Давид, как известно, сам был пастырем, и не только он. Пастырем еще был Авель, этот девственник и жертва братской зависти, чья кровь вопияла к Богу от земли. Именно пастыри, а не плотники и не денежные менялы, услышали в окрестностях Вифлеема в Рождественскую ночь Ангелов, поющих: «Слава в вышних Богу, и на земле мир, в человеках благоволение!» (Лук. 2:14). Такая избирательность Бога к людям определенного рода занятий объясняется тем, что сам Бог — Пастырь. Вот Он говорит: «Я буду пасти овец Моих, и Я буду покоить их, говорит Господь Бог. Потерявшуюся отыщу и угнанную возвращу, и пораненную перевяжу, и больную укреплю, а разжиревшую и буйную истреблю; буду пасти Своих по правде. Вас же, овцы Мои, — так говорит Господь Бог, — вот, Я буду судить между овцою и овцою, между бараном и козлом» (Иез. 34: 15-17) Тема Божественного пастырства поднимается подобным образом и у таких духовных великанов, как Исайя и Иеремия. «Вот, Господь Бог грядет с силою, и мышца Его со властью. Вот, награда Его с Ним и воздаяние Его пред лицем Его. Как пастырь Он будет пасти стадо Свое; агнцев будет брать на руки и носить на груди Своей, и водить дойных» (Ис. 40:10-11).
И все это исполняется во Христе, Который не только по плоти — сын пастыря-Давида, но и Сам — Пастырь добрый, через двери заходящий во двор овчий, знающий Своих овец, зовущий их по имени, полагающий за них душу (См. Ин. 10:1-18). Поскольку мы не просто читаем псалмы, но учимся смотреть в ветхозаветные книги новозаветными глазами, то вот Он — Пастырь, проповеданный Давидом, а значит «я ни в чем не буду нуждаться: Он покоит меня на злачных пажитях и водит меня к водам тихим, подкрепляет душу мою, направляет меня на стези правды ради имени Своего»
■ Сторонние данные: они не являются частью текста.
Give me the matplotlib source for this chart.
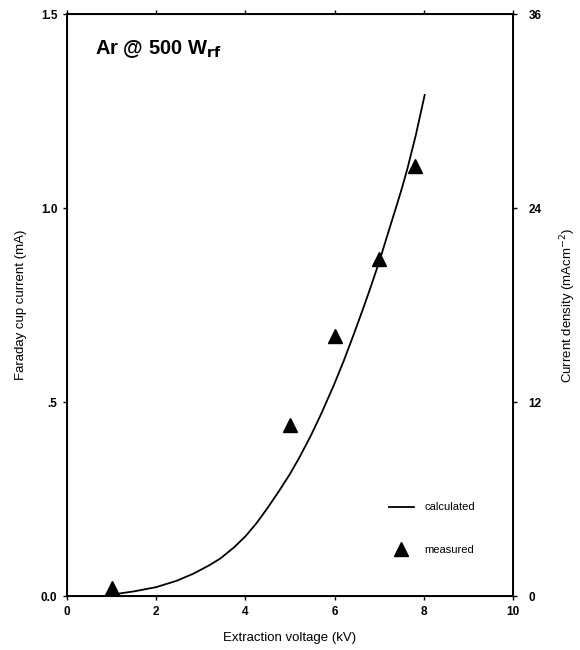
import matplotlib
matplotlib.use("Agg")
import matplotlib.pyplot as plt

# Data
calc_v = [1.08, 1.5, 2.0, 2.45, 2.84, 3.2, 3.44, 3.75, 4.0, 4.25, 4.49, 4.75, 5.0, 5.2,
          5.46, 5.7, 5.98, 6.2, 6.43, 6.62, 6.81, 7.0, 7.11, 7.25, 7.41, 7.52, 7.63, 7.82, 8.02]
calc_i = [0.005, 0.012, 0.023, 0.039, 0.058, 0.080, 0.097, 0.126, 0.154, 0.188, 0.226, 0.270,
          0.315, 0.355, 0.412, 0.470, 0.543, 0.605, 0.675, 0.735, 0.797, 0.862, 0.903, 0.955,
          1.014, 1.056, 1.101, 1.188, 1.292]
meas_v = [1.0, 5.0, 6.0, 7.0, 7.8]
meas_i = [0.02, 0.44, 0.67, 0.87, 1.11]

x_ticks = [0, 2, 4, 6, 8, 10]
y_ticks = [0.0, 0.5, 1.0, 1.5]
y_ticklabels = ["0.0", ".5", "1.0", "1.5"]
y2_ticks = [0, 12, 24, 36]

plt.rcParams['font.family'] = ['Liberation Sans', 'DejaVu Sans']

fig = plt.figure(figsize=(5.8, 6.5), dpi=100)
ax = fig.add_axes([0.1155, 0.083, 0.769, 0.895])

ax.plot(calc_v, calc_i, color='black', lw=1.3, label='calculated')
ax.plot(meas_v, meas_i, linestyle='none', marker='^', color='black', ms=10, label='measured')

ax.set_xlim(0, 10)
ax.set_ylim(0, 1.5)
ax.set_xticks(x_ticks)
ax.set_xticklabels([str(t) for t in x_ticks], fontsize=8.5, fontweight='bold')
ax.set_yticks(y_ticks)
ax.set_yticklabels(y_ticklabels, fontsize=8.5, fontweight='bold')
ax.tick_params(axis='both', direction='out', length=3, width=1, pad=4, top=True)
for s in ax.spines.values():
    s.set_linewidth(1.4)

ax.set_xlabel("Extraction voltage (kV)", fontsize=9.5, labelpad=10)
ax.set_ylabel("Faraday cup current (mA)", fontsize=9.5, labelpad=10)

ax2 = ax.twinx()
ax2.set_ylim(0, 36)
ax2.set_yticks(y2_ticks)
ax2.set_yticklabels([str(t) for t in y2_ticks], fontsize=8.5, fontweight='bold')
ax2.tick_params(axis='y', direction='out', length=3, width=1, pad=8)
ax2.set_ylabel("Current density (mAcm$^{-2}$)", fontsize=9.5, labelpad=12)

ax.text(0.062, 0.94, "Ar @ 500 W$_{\\mathbf{rf}}$", transform=ax.transAxes,
        fontsize=14.5, fontweight='bold', ha='left', va='center')

leg = ax.legend(loc='upper left', bbox_to_anchor=(0.7, 0.178), frameon=False,
                fontsize=8, labelspacing=2.9, handlelength=2.2, handletextpad=1.0)

fig.savefig("out.png", dpi=100)
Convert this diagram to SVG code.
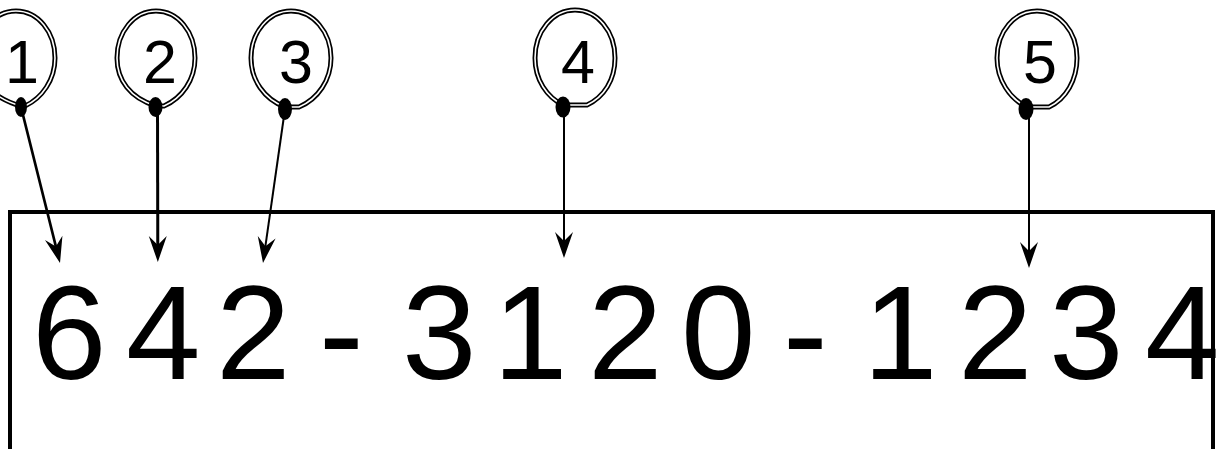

К дальнейшим словам прислушаемся внимательно, поскольку нам еще умирать однажды. Если мы эту простую правду забудем, то станем беспечны, даже наглы в своей религиозности. А между тем умирать — трепетно, и ходить нехожеными дорогами в невидимом мире — страшно. Там нужна помощь, ее-то и обещает Господь. «Если я пойду и долиною смертной тени, не убоюсь зла, потому что Ты со мной; Твой жезл и Твой посох — они успокаивают меня»
Нам однажды идти долиной смертной тени. Нас и должен успокоить (по-славянски «утешить») пастырский жезл, который мы сегодня иногда чувствуем на своих ребрах. Этим жезлом подгоняет пастырь нерадивую овцу, этим же жезлом бьет и наших врагов.
Псалом не зря положен для чтения перед Причащением. В нем упоминаются предметы, которые при собрании их вместе, ярко живописуют богослужение. «Ты приготовил предо мною трапезу в виду врагов моих; умастил елеем голову мою; чаша моя преисполнена».